A recent study found that of all the drug investigations researched between 2009 and 2013, 14 percent were for possession of drug paraphernalia. These crimes are typically misdemeanors, though there may be exceptions in the case of large drug manufacturing operations or meth labs. In California, a charge of simple drug paraphernalia comes with a maximum sentence of six months in jail and a $1,000 fine.
Being in possession of a drug can even put the people around you at legal risk. If you live with someone who possesses large amounts of a drug or actively distributes a drug, you could be charged as being an accessory to the crime. People close to a drug dealer can even be charged with “conspiracy,” which can come with hefty sentences. This can happen when an individual allows a person to use a space that they own, such as a storage unit or trailer, and that person uses it to manufacture or distribute drugs. Even if the individual charged with conspiracy was ignorant of the drug-related activity, people have ended up spending decades in prison for this.

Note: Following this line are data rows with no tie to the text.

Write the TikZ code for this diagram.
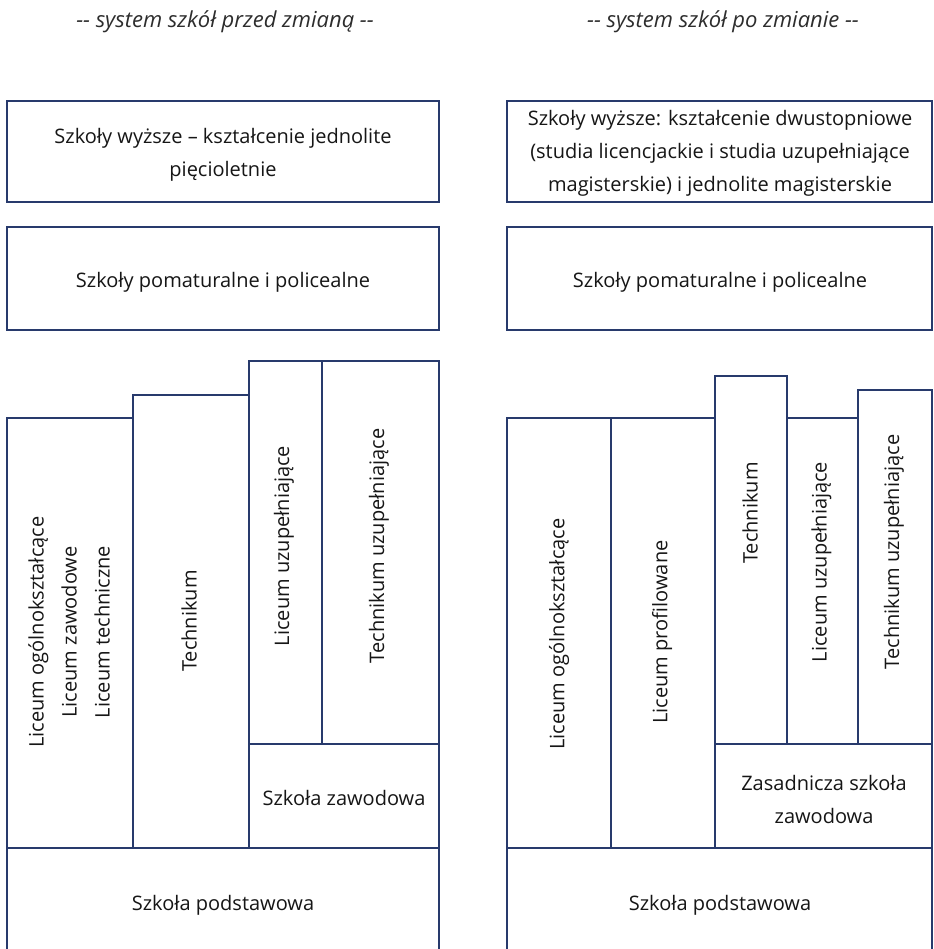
\documentclass[tikz,border=0pt]{standalone}
\usepackage{fontspec}
\setmainfont{Open Sans}
\definecolor{frame}{RGB}{40,58,108}
\definecolor{ink}{RGB}{22,22,22}
\definecolor{titleink}{RGB}{45,45,45}
% a cell spanning (x1,y1)-(x2,y2), y measured downwards
\newcommand\cell[5]{%
  \node[cell,minimum width={#4pt-#2pt},minimum height={#5pt-#3pt}] (#1)
    at ({(#2+#4)/2},{(#3+#5)/2}) {};}
\tikzset{
  cell/.style={draw=frame,line width=1.5pt,rectangle,inner sep=0pt,outer sep=0pt},
  txt/.style={text=ink,align=center,inner sep=0pt,
    font=\fontsize{20}{33}\selectfont},
  vtxt/.style={txt,rotate=90},
  heading/.style={text=titleink,inner sep=0pt,
    font=\fontsize{22}{26}\selectfont\itshape}
}
\begin{document}
\begin{tikzpicture}[x=1pt,y=-1pt]
\clip (0,0) rectangle (933,949);
\fill[white] (0,0) rectangle (933,949);

% headings
\node[heading] (hleft)  at (225,22) {-{}- system szkół przed zmianą -{}-};
\node[heading] (hright) at (723,22) {-{}- system szkół po zmianie -{}-};

% ---------- before the change ----------
\cell{lhigh}{7}{101}{439}{202}
\cell{lpost}{7}{227}{439}{330}
\cell{llic}{7}{418}{133}{848}
\cell{ltech}{133}{395}{249}{848}
\cell{llicu}{249}{361}{322}{744}
\cell{ltechu}{322}{361}{439}{744}
\cell{lzaw}{249}{744}{439}{848}
\cell{lpod}{7}{848}{439}{965}

\node[txt] (t-lhigh) at (223,155) {Szkoły wyższe – kształcenie jednolite\\pięcioletnie};
\node[txt] (t-lpost) at (223,282) {Szkoły pomaturalne i policealne};
\node[vtxt] (t-llic) at (69,632) {Liceum ogólnokształcące\\Liceum zawodowe\\Liceum techniczne};
\node[vtxt] (t-ltech) at (189,621) {Technikum};
\node[vtxt] (t-llicu) at (284,546) {Liceum uzupełniające};
\node[vtxt] (t-ltechu) at (379,546) {Technikum uzupełniające};
\node[txt] (t-lzaw) at (344,798) {Szkoła zawodowa};
\node[txt] (t-lpod) at (223,905) {Szkoła podstawowa};

% ---------- after the change ----------
\cell{rhigh}{507}{101}{932}{202}
\cell{rpost}{507}{227}{932}{330}
\cell{rlic}{507}{418}{611}{848}
\cell{rprof}{611}{418}{715}{848}
\cell{rtech}{715}{376}{787}{744}
\cell{rlicu}{787}{418}{858}{744}
\cell{rtechu}{858}{390}{932}{744}
\cell{rzaw}{715}{744}{932}{848}
\cell{rpod}{507}{848}{932}{965}

\node[txt] (t-rhigh) at (720,153) {Szkoły wyższe: kształcenie dwustopniowe\\(studia licencjackie i studia uzupełniające\\magisterskie) i jednolite magisterskie};
\node[txt] (t-rpost) at (720,282) {Szkoły pomaturalne i policealne};
\node[vtxt] (t-rlic) at (559,634) {Liceum ogólnokształcące};
\node[vtxt] (t-rprof) at (662,632) {Liceum profilowane};
\node[vtxt] (t-rtech) at (750,513) {Technikum};
\node[vtxt] (t-rlicu) at (821.5,562) {Liceum uzupełniające};
\node[vtxt] (t-rtechu) at (894,552) {Technikum uzupełniające};
\node[txt] (t-rzaw) at (824,799) {Zasadnicza szkoła\\zawodowa};
\node[txt] (t-rpod) at (720,905) {Szkoła podstawowa};
\end{tikzpicture}
\end{document}
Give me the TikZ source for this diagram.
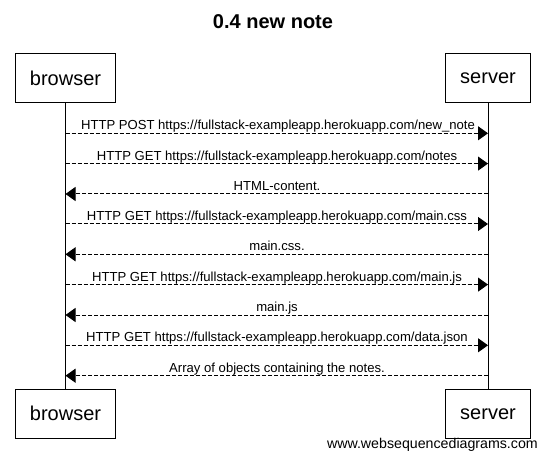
\documentclass[tikz,border=0pt]{standalone}
\usepackage{fontspec}
\setmainfont{Liberation Sans}
\usetikzlibrary{arrows.meta}
\begin{document}
\begin{tikzpicture}[x=1pt,y=-1pt,
  actor/.style={draw, line width=1pt, minimum height=49pt, inner sep=0pt, font=\fontsize{20}{24}\selectfont},
  msg/.style={draw, line width=1pt, dash pattern=on 4pt off 2pt, -{Triangle[length=10pt,width=14pt]}},
  lbl/.style={anchor=base, inner sep=0pt, font=\fontsize{13.1}{15}\selectfont},
  life/.style={draw, line width=1pt}]
\useasboundingbox (0,0) rectangle (546,462);
\fill[white] (0,0) rectangle (546,462);
\node[font=\bfseries\fontsize{20}{24}\selectfont, anchor=base, inner sep=0pt] (title) at (273,29) {0.4 new note};
\node[actor, minimum width=100pt] (bt) at (65.5,78.5) {browser};
\node[actor, minimum width=85pt] (st) at (488,78.5) {server};
\node[actor, minimum width=100pt, minimum height=48.5pt] (bb) at (65.5,413.75) {browser};
\node[actor, minimum width=85pt, minimum height=48.5pt] (sb) at (488,413.75) {server};
\draw[life] (bt.south) -- (bb.north);
\draw[life] (st.south) -- (sb.north);
\foreach \i/\y in {1/133.3,2/163.6,3/194,4/224,5/254.3,6/284.6,7/315,8/345.3,9/375.7}{
  \coordinate (b\i) at (65.5,\y);
  \coordinate (s\i) at (488,\y);
}
\draw[msg] (b1) -- (s1);
\draw[msg] (b2) -- (s2);
\draw[msg] (s3) -- (b3);
\draw[msg] (b4) -- (s4);
\draw[msg] (s5) -- (b5);
\draw[msg] (b6) -- (s6);
\draw[msg] (s7) -- (b7);
\draw[msg] (b8) -- (s8);
\draw[msg] (s9) -- (b9);
\node[lbl] (l1) at (278,129.8) {HTTP POST https://fullstack-exampleapp.herokuapp.com/new\_note};
\node[lbl] (l2) at (277,160.1) {HTTP GET https://fullstack-exampleapp.herokuapp.com/notes};
\node[lbl] (l3) at (277,190.5) {HTML-content.};
\node[lbl] (l4) at (277,220.5) {HTTP GET https://fullstack-exampleapp.herokuapp.com/main.css};
\node[lbl] (l5) at (277,250.8) {main.css.};
\node[lbl] (l6) at (277,281.1) {HTTP GET https://fullstack-exampleapp.herokuapp.com/main.js};
\node[lbl] (l7) at (277,311.5) {main.js};
\node[lbl] (l8) at (277,341.8) {HTTP GET https://fullstack-exampleapp.herokuapp.com/data.json};
\node[lbl] (l9) at (277,372.2) {Array of objects containing the notes.};
\node[anchor=base east, inner sep=0pt, font=\fontsize{14.2}{16}\selectfont] (web) at (538,448) {www.websequencediagrams.com};
\end{tikzpicture}
\end{document}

Dealing drugs to or around minors will also land people with additional charges or simply factor into sentencing. Giving or selling an intoxicant to a person under 18 or under 21 is a serious offense, even with legal substances like alcohol and tobacco. Being caught with drugs in a school zone is nearly guaranteed to get you a much lengthier jail or prison sentence than you would have received from possessing drugs in any other area.
Defenses against Possession Charges
Many drug possession cases are pretty cut and dry, but there may be circumstances in which possession wasn’t your fault or in which a defense can be mounted. It isn’t easy, however. At the federal level, the conviction rate for drug possession and other non-trafficking drug crimes is 87.5 percent.
It is possible to use an “unwitting possession” defense if you can prove that you didn’t know the drugs were in the same area as your person. For example, if you borrowed a friend’s car, got pulled over, and drugs were found in the glove compartment, you might be able to convince a judge that you didn’t know the drugs were there and therefore didn’t do anything wrong.
There are also multiple ways to evoke your Fourth Amendment rights against unlawful search and seizure. Generally, police officers cannot search your vehicle or person without cause. If they do so, any evidence they find is not permissible in court. This does not apply to any drugs in “plain view,” such as on the dashboard of your car. However, if you decline to give permission for an officer to search your trunk, there’s no plausible reason to suspect something illegal in said trunk, and the officer searches it anyway, that’s considered to be a violation of your constitutional rights, and the case is likely to be dismissed.
There’s also a difference between “actual possession” and “constructive possession.” Active possession means that the drug was on your person, such as in your pocket, in a bag or purse
you were carrying, or in your luggage if the luggage is currently on your person. Constructive possession refers to a situation in which you don’t have physical contact with the drug or container that the drug is in, but you still know where they are and you are in control of them. This includes knowingly having them hidden in your home or vehicle.
This is important to keep in mind because in order to convict you of drug possession, it must be proven that you fit one of these categories. If you did not have knowledge of drugs in your home or car, or someone else had “control” of the substance, this may not count as possession. However, you could be accused of related crimes. It is possible to claim that an officer planted drugs on you during a search, but this is difficult to prove.